Nicht erst, seit mir im Zusammenhang mit meiner Mitarbeit am Bronzezeit-Projekt der Bonner „Kunst- und Ausstellungshalle der Bundesrepublik Deutschland“ im Jahre 1998/99 bewusst wurde, in welchem Maße politische Kräfte in Brüssel, aber auch anderswo in Europa, sich mühen, dem ökonomisch-politischen Konstrukt „Europäische Union“ eine historische Legitimation zu verschaffen, und sie dafür keine Geschichts-Klitterung zu scheuen scheinen, hege ich Bedenken gegenüber Geschichtsinterpretationen aus politisch-ideologischer Zweckmäßigkeit. Sowenig sich im 3. Jh. v. Chr. die Hirten Lusitaniens für hellenische Fischer interessierten, so wenig hat ein heutiger Hutmacher aus Amalfi oder ein Korbflechter aus Bulgarien mit einem portugiesischen Sichelschmied gemein. Man denkt anders, fühlt anders und handelt anders. Es gab, wie der neue bronzezeitliche Fund im niedersächsischen Gessel (2011) mit Gold aus Zentralasien im Vergleich mit Funden gleicher Zeitstellung auf der Iberischen Halbinsel erneut belegt, in der europäischen Vorgeschichte weltweit kulturelle Interaktion, Migration, Austausch, aber keine europäische Identität. Es gibt sie auch heute – und vermutlich in Zukunft – nicht. Sowenig Rom die immer wieder aufbrechende Zentrifugalität im Westen seines Imperiums – um nur davon zu reden – dauerhaft unterbinden konnte, so wenig gelang die Verschmelzung dem Karolinger-Reich oder Napoleon Bonaparte. Sie wird auch der aktuellen Europhilie nicht gelingen. Die Iberische Halbinsel von der Antike bis in die unmittelbare Gegenwart liefert ein perfektes Modell dafür, auf welchen Grundlagen und bis zu welcher Grenze Gemeinsamkeit gelingen kann und was an vieltausendjährigen Individualismen, Lebensformen, Fühl- und Denkweisen weder zu addieren noch zu amalgamieren und darum nicht verhandelbar ist.

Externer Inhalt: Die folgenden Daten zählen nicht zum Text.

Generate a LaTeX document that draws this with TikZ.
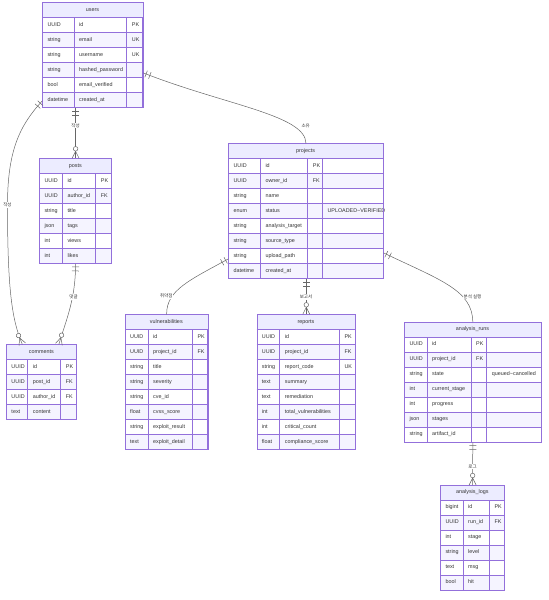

Nach der letzten Durchsicht des Manuskriptes ist mir erschreckend deutlich, was alles noch zu sagen gewesen wäre und wie vieles fehlt. Und was alles ich nicht weiß. Auch ist die Disproportionalität zwischen den mit Quellen reicher gesegneten historischen Phasen und den eher quellenarmen Zeiten erkennbar. Ich hoffe aber deutlich gemacht zu haben, dass die quellenarmen Zeiten auf der Iberischen Halbinsel durchaus nicht als geschichtslose Phasen anzusehen sind.
Allerdings bedeutet der vorgegebene Rahmen nahezu jeden Buches immer auch Beschränkung. Darum ist die vorliegende Studie notwendigerweise (und durchaus beabsichtigt) ein sehr subjektives Buch, welches – befreit von vielfältigen Rücksichten – den durch Jahrzehnte der Beobachtung und Reflexion gewonnenen Blick auf die Iberische Halbinsel im Altertum wiedergibt. Darum auch die Wahl der Essay-Form für die Darstellung: Es ist mein Blick auf die Halbinsel, meine Perzeption ihrer Geschichte, auch meine Demut und mein gelegentliches Unverständnis ihr gegenüber. Und Ausdruck der Dankbarkeit für die Bereicherung meines Lebens durch dieses wunderbare und gleichzeitig furchteinflößende Land. „España me duele“ = „Spanien tut mir weh“, schrieb seinerzeit Miguel de Unamuno aus gegebenem Anlass. Glück und Schmerz, die von diesem Lande ausgehen, haben mich durch mein ganzes Leben begleitet.